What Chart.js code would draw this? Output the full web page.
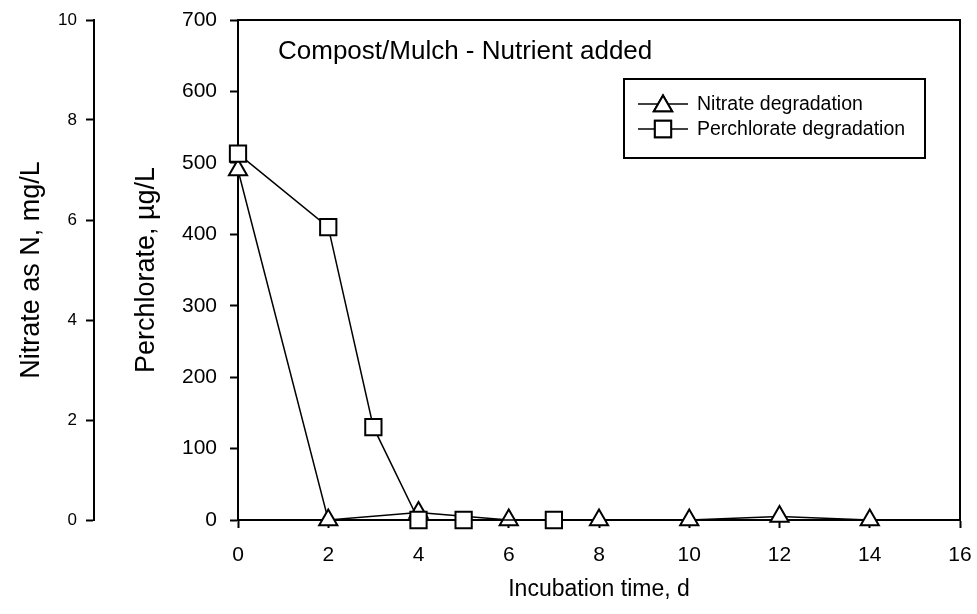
<!DOCTYPE html>
<html>
<head>
<meta charset="utf-8">
<script src="https://cdn.jsdelivr.net/npm/chart.js@4"></script>
<style>
  html, body { margin: 0; padding: 0; background: #fff; }
  #wrap { width: 977px; height: 614px; }
</style>
</head>
<body>
<div id="wrap"><canvas id="c" width="977" height="614"></canvas></div>
<script>
// ---- data ----
const nitrateDays = [0, 2, 4, 6, 8, 10, 12, 14];
const nitrateMgL = [7.0, 0, 0.15, 0, 0, 0, 0.07, 0];
const perchlorateDays = [0, 2, 3, 4, 5, 7];
const perchlorateUgL = [513, 410, 130, 0, 0, 0];
const seriesLabels = ['Nitrate degradation', 'Perchlorate degradation'];
const xTicks = [0, 2, 4, 6, 8, 10, 12, 14, 16];
const perchlorateTicks = [0, 100, 200, 300, 400, 500, 600, 700];
const nitrateTicks = [0, 2, 4, 6, 8, 10];
const annotationText = 'Compost/Mulch - Nutrient added';
const xTitle = 'Incubation time, d';
const perchlorateTitle = 'Perchlorate, \u00b5g/L';
const nitrateTitle = 'Nitrate as N, mg/L';

const FONT = "'Liberation Sans', Arial, Helvetica, sans-serif";
const toPts = (xs, ys) => xs.map((x, i) => ({ x: x, y: ys[i] }));

const annotationPlugin = {
  id: 'annot',
  afterDraw(chart) {
    const { ctx, chartArea } = chart;
    ctx.save();
    ctx.fillStyle = '#000';
    ctx.font = '26px ' + FONT;
    ctx.textBaseline = 'middle';
    ctx.textAlign = 'left';
    ctx.fillText(annotationText, chartArea.left + 40, 52);
    ctx.restore();
  }
};

const boxLegendPlugin = {
  id: 'boxLegend',
  afterDraw(chart) {
    const { ctx } = chart;
    const x0 = 624, y0 = 79, w = 301, h = 79;
    ctx.save();
    ctx.fillStyle = '#fff';
    ctx.fillRect(x0, y0, w, h);
    ctx.strokeStyle = '#000';
    ctx.lineWidth = 2;
    ctx.strokeRect(x0, y0, w, h);
    ctx.font = '19.5px ' + FONT;
    ctx.textBaseline = 'middle';
    const rows = [104, 129];
    seriesLabels.forEach((lbl, i) => {
      const ds = chart.data.datasets.find(d => d.label === lbl);
      const y = rows[i];
      ctx.beginPath();
      ctx.lineWidth = 1.5;
      ctx.strokeStyle = '#000';
      ctx.moveTo(638, y);
      ctx.lineTo(688, y);
      ctx.stroke();
      ctx.fillStyle = '#fff';
      ctx.lineWidth = 2;
      Chart.helpers.drawPoint(ctx, {
        pointStyle: ds.pointStyle,
        radius: ds.pointRadius,
        rotation: 0,
        borderWidth: 2
      }, 663, y + (ds.pointStyle === 'triangle' ? 2 : 0));
      ctx.fill();
      ctx.stroke();
      ctx.fillStyle = '#000';
      ctx.fillText(ds.label, 697, y + 1);
    });
    ctx.restore();
  }
};

const fix = (prop, v) => (scale) => {
  scale[prop] = v;
  scale.paddingTop = 0; scale.paddingBottom = 0;
  scale.paddingLeft = 0; scale.paddingRight = 0;
};

const tickGrid = { display: true, drawOnChartArea: false, drawTicks: true, tickLength: 8, tickWidth: 2, tickColor: '#000', color: '#000' };
const axisBorder = { display: true, color: '#000', width: 2 };

new Chart(document.getElementById('c'), {
  type: 'line',
  data: {
    datasets: [
      {
        label: seriesLabels[0],
        data: toPts(nitrateDays, nitrateMgL),
        yAxisID: 'y1',
        order: 1,
        clip: false,
        borderColor: '#000',
        borderWidth: 1.5,
        pointStyle: 'triangle',
        pointRadius: 10.5,
        pointBorderWidth: 2,
        pointBackgroundColor: '#fff',
        pointBorderColor: '#000',
        tension: 0,
        fill: false
      },
      {
        label: seriesLabels[1],
        data: toPts(perchlorateDays, perchlorateUgL),
        yAxisID: 'y',
        order: 0,
        clip: false,
        borderColor: '#000',
        borderWidth: 1.5,
        pointStyle: 'rect',
        pointRadius: 11.5,
        pointBorderWidth: 2,
        pointBackgroundColor: '#fff',
        pointBorderColor: '#000',
        tension: 0,
        fill: false
      }
    ]
  },
  options: {
    responsive: false,
    animation: false,
    layout: { padding: 0 },
    plugins: {
      legend: { display: false },
      tooltip: { enabled: false },
      title: { display: false }
    },
    scales: {
      x: {
        type: 'linear',
        position: 'bottom',
        min: xTicks[0],
        max: xTicks[xTicks.length - 1],
        afterBuildTicks: (s) => { s.ticks = xTicks.map(v => ({ value: v })); },
        ticks: { color: '#000', font: { family: FONT, size: 21 }, padding: 15, maxRotation: 0 },
        grid: tickGrid,
        border: axisBorder,
        title: { display: true, text: xTitle, color: '#000', font: { family: FONT, size: 23 }, padding: { top: 0, bottom: 11 } },
        afterFit: fix('height', 94)
      },
      x2: {
        type: 'linear',
        position: 'top',
        min: 0, max: 16,
        ticks: { display: false },
        grid: { display: false },
        border: axisBorder,
        afterFit: fix('height', 20)
      },
      y: {
        type: 'linear',
        position: 'left',
        weight: 0,
        min: perchlorateTicks[0],
        max: perchlorateTicks[perchlorateTicks.length - 1],
        afterBuildTicks: (s) => { s.ticks = perchlorateTicks.map(v => ({ value: v })); },
        ticks: { color: '#000', font: { family: FONT, size: 21 }, padding: 13 },
        grid: tickGrid,
        border: axisBorder,
        title: { display: true, text: perchlorateTitle, color: '#000', font: { family: FONT, size: 27 }, padding: { top: 36, bottom: 0 } },
        afterFit: fix('width', 144)
      },
      y1: {
        type: 'linear',
        position: 'left',
        weight: 1,
        min: nitrateTicks[0],
        max: nitrateTicks[nitrateTicks.length - 1],
        afterBuildTicks: (s) => { s.ticks = nitrateTicks.map(v => ({ value: v })); },
        ticks: { color: '#000', font: { family: FONT, size: 17 }, padding: 9 },
        grid: tickGrid,
        border: axisBorder,
        title: { display: true, text: nitrateTitle, color: '#000', font: { family: FONT, size: 27 }, padding: { top: 15, bottom: 0 } },
        afterFit: fix('width', 94)
      },
      y2: {
        type: 'linear',
        position: 'right',
        min: 0, max: 700,
        ticks: { display: false },
        grid: { display: false },
        border: axisBorder,
        afterFit: fix('width', 17)
      }
    }
  },
  plugins: [annotationPlugin, boxLegendPlugin]
});
</script>
</body>
</html>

· · ·

■ **EXERCISE OBJECTIVE**: Write out the listing word for word, omitting the pictures it holds.

■ **OUTPUT BELOW**:
What Chart.js code would draw this? Output the full web page.
<!DOCTYPE html>
<html>
<head>
<meta charset="utf-8">
<script src="https://cdn.jsdelivr.net/npm/chart.js@4"></script>
<style>
  html, body { margin: 0; padding: 0; background: #fff; }
  #wrap { width: 977px; height: 614px; }
</style>
</head>
<body>
<div id="wrap"><canvas id="c" width="977" height="614"></canvas></div>
<script>
// ---- data ----
const nitrateDays = [0, 2, 4, 6, 8, 10, 12, 14];
const nitrateMgL = [7.0, 0, 0.15, 0, 0, 0, 0.07, 0];
const perchlorateDays = [0, 2, 3, 4, 5, 7];
const perchlorateUgL = [513, 410, 130, 0, 0, 0];
const seriesLabels = ['Nitrate degradation', 'Perchlorate degradation'];
const xTicks = [0, 2, 4, 6, 8, 10, 12, 14, 16];
const perchlorateTicks = [0, 100, 200, 300, 400, 500, 600, 700];
const nitrateTicks = [0, 2, 4, 6, 8, 10];
const annotationText = 'Compost/Mulch - Nutrient added';
const xTitle = 'Incubation time, d';
const perchlorateTitle = 'Perchlorate, \u00b5g/L';
const nitrateTitle = 'Nitrate as N, mg/L';

const FONT = "'Liberation Sans', Arial, Helvetica, sans-serif";
const toPts = (xs, ys) => xs.map((x, i) => ({ x: x, y: ys[i] }));

const annotationPlugin = {
  id: 'annot',
  afterDraw(chart) {
    const { ctx, chartArea } = chart;
    ctx.save();
    ctx.fillStyle = '#000';
    ctx.font = '26px ' + FONT;
    ctx.textBaseline = 'middle';
    ctx.textAlign = 'left';
    ctx.fillText(annotationText, chartArea.left + 40, 52);
    ctx.restore();
  }
};

const boxLegendPlugin = {
  id: 'boxLegend',
  afterDraw(chart) {
    const { ctx } = chart;
    const x0 = 624, y0 = 79, w = 301, h = 79;
    ctx.save();
    ctx.fillStyle = '#fff';
    ctx.fillRect(x0, y0, w, h);
    ctx.strokeStyle = '#000';
    ctx.lineWidth = 2;
    ctx.strokeRect(x0, y0, w, h);
    ctx.font = '19.5px ' + FONT;
    ctx.textBaseline = 'middle';
    const rows = [104, 129];
    seriesLabels.forEach((lbl, i) => {
      const ds = chart.data.datasets.find(d => d.label === lbl);
      const y = rows[i];
      ctx.beginPath();
      ctx.lineWidth = 1.5;
      ctx.strokeStyle = '#000';
      ctx.moveTo(638, y);
      ctx.lineTo(688, y);
      ctx.stroke();
      ctx.fillStyle = '#fff';
      ctx.lineWidth = 2;
      Chart.helpers.drawPoint(ctx, {
        pointStyle: ds.pointStyle,
        radius: ds.pointRadius,
        rotation: 0,
        borderWidth: 2
      }, 663, y + (ds.pointStyle === 'triangle' ? 2 : 0));
      ctx.fill();
      ctx.stroke();
      ctx.fillStyle = '#000';
      ctx.fillText(ds.label, 697, y + 1);
    });
    ctx.restore();
  }
};

const fix = (prop, v) => (scale) => {
  scale[prop] = v;
  scale.paddingTop = 0; scale.paddingBottom = 0;
  scale.paddingLeft = 0; scale.paddingRight = 0;
};

const tickGrid = { display: true, drawOnChartArea: false, drawTicks: true, tickLength: 8, tickWidth: 2, tickColor: '#000', color: '#000' };
const axisBorder = { display: true, color: '#000', width: 2 };

new Chart(document.getElementById('c'), {
  type: 'line',
  data: {
    datasets: [
      {
        label: seriesLabels[0],
        data: toPts(nitrateDays, nitrateMgL),
        yAxisID: 'y1',
        order: 1,
        clip: false,
        borderColor: '#000',
        borderWidth: 1.5,
        pointStyle: 'triangle',
        pointRadius: 10.5,
        pointBorderWidth: 2,
        pointBackgroundColor: '#fff',
        pointBorderColor: '#000',
        tension: 0,
        fill: false
      },
      {
        label: seriesLabels[1],
        data: toPts(perchlorateDays, perchlorateUgL),
        yAxisID: 'y',
        order: 0,
        clip: false,
        borderColor: '#000',
        borderWidth: 1.5,
        pointStyle: 'rect',
        pointRadius: 11.5,
        pointBorderWidth: 2,
        pointBackgroundColor: '#fff',
        pointBorderColor: '#000',
        tension: 0,
        fill: false
      }
    ]
  },
  options: {
    responsive: false,
    animation: false,
    layout: { padding: 0 },
    plugins: {
      legend: { display: false },
      tooltip: { enabled: false },
      title: { display: false }
    },
    scales: {
      x: {
        type: 'linear',
        position: 'bottom',
        min: xTicks[0],
        max: xTicks[xTicks.length - 1],
        afterBuildTicks: (s) => { s.ticks = xTicks.map(v => ({ value: v })); },
        ticks: { color: '#000', font: { family: FONT, size: 21 }, padding: 15, maxRotation: 0 },
        grid: tickGrid,
        border: axisBorder,
        title: { display: true, text: xTitle, color: '#000', font: { family: FONT, size: 23 }, padding: { top: 0, bottom: 11 } },
        afterFit: fix('height', 94)
      },
      x2: {
        type: 'linear',
        position: 'top',
        min: 0, max: 16,
        ticks: { display: false },
        grid: { display: false },
        border: axisBorder,
        afterFit: fix('height', 20)
      },
      y: {
        type: 'linear',
        position: 'left',
        weight: 0,
        min: perchlorateTicks[0],
        max: perchlorateTicks[perchlorateTicks.length - 1],
        afterBuildTicks: (s) => { s.ticks = perchlorateTicks.map(v => ({ value: v })); },
        ticks: { color: '#000', font: { family: FONT, size: 21 }, padding: 13 },
        grid: tickGrid,
        border: axisBorder,
        title: { display: true, text: perchlorateTitle, color: '#000', font: { family: FONT, size: 27 }, padding: { top: 36, bottom: 0 } },
        afterFit: fix('width', 144)
      },
      y1: {
        type: 'linear',
        position: 'left',
        weight: 1,
        min: nitrateTicks[0],
        max: nitrateTicks[nitrateTicks.length - 1],
        afterBuildTicks: (s) => { s.ticks = nitrateTicks.map(v => ({ value: v })); },
        ticks: { color: '#000', font: { family: FONT, size: 17 }, padding: 9 },
        grid: tickGrid,
        border: axisBorder,
        title: { display: true, text: nitrateTitle, color: '#000', font: { family: FONT, size: 27 }, padding: { top: 15, bottom: 0 } },
        afterFit: fix('width', 94)
      },
      y2: {
        type: 'linear',
        position: 'right',
        min: 0, max: 700,
        ticks: { display: false },
        grid: { display: false },
        border: axisBorder,
        afterFit: fix('width', 17)
      }
    }
  },
  plugins: [annotationPlugin, boxLegendPlugin]
});
</script>
</body>
</html>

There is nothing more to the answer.